In 2011, Gartner predicted that CMOs would outspend CIOs by 2017. All signs continue to point to this reality, and the shift has created rifts between marketing and technology leaders. So, how do we avoid turf wars when it comes to marketing technology?
One of my best clients is a marketing executive at a medium-sized e-commerce company, who needed my help in selecting a vendor for her email marketing automation initiative. Her objectives were manifold: increase customer acquisition, customer retention, average order value, order frequency, and avoid the IT department.
Why Avoid IT?
Over the last couple of years, she felt like IT was a constant impediment when it came to adopting new marketing technologies and integrations with vendors. She said, “marketers want to grow and engage with customers quickly and often. We need to interact with customers across multiple channels, both online and offline – proactively, reactively, and in realtime.
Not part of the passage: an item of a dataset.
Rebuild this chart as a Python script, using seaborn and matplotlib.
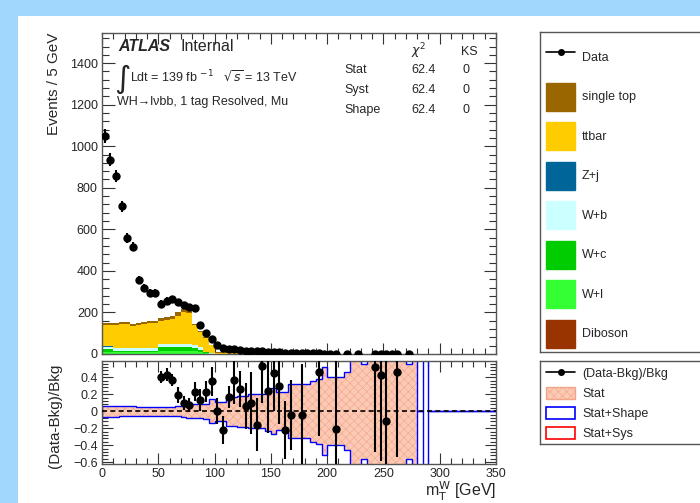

The IT folks just get in the way!” I’ve heard sentiments like this countless times, both from clients and colleagues.
Marketing and Shadow IT
As technology budgets shift from IT to marketing, so does the control over technology decisions. More and more, the CMO suite is driving the technology workload, and not the CIO. However, the IT department wants to retain control over the vendor selection process, integration efforts, process controls, and so on. Marketing sees this as an impediment to speed, and takes these functions on themselves, or ignores them altogether. What results is a gallimaufry of disparate systems, outside the purview of IT – Shadow IT.
Turf War
Needless to say, the CIO wants to retain control over the process and assets, and the CMO wants control over the vendor relationships and speed. Ultimately, the key to avoiding a turf war is a healthy relationship between the CIO and CMO. The CIO needs to respect the top-line growth responsibility of the CMO, enabling and supporting accordingly. Likewise the CMO needs to understand the potential security and compliance issues their Shadow IT can create.
My most successful clients understand that these relationships not only create good will between departments, but also create a culture of innovation.
Are you guarding your turf or building bridges?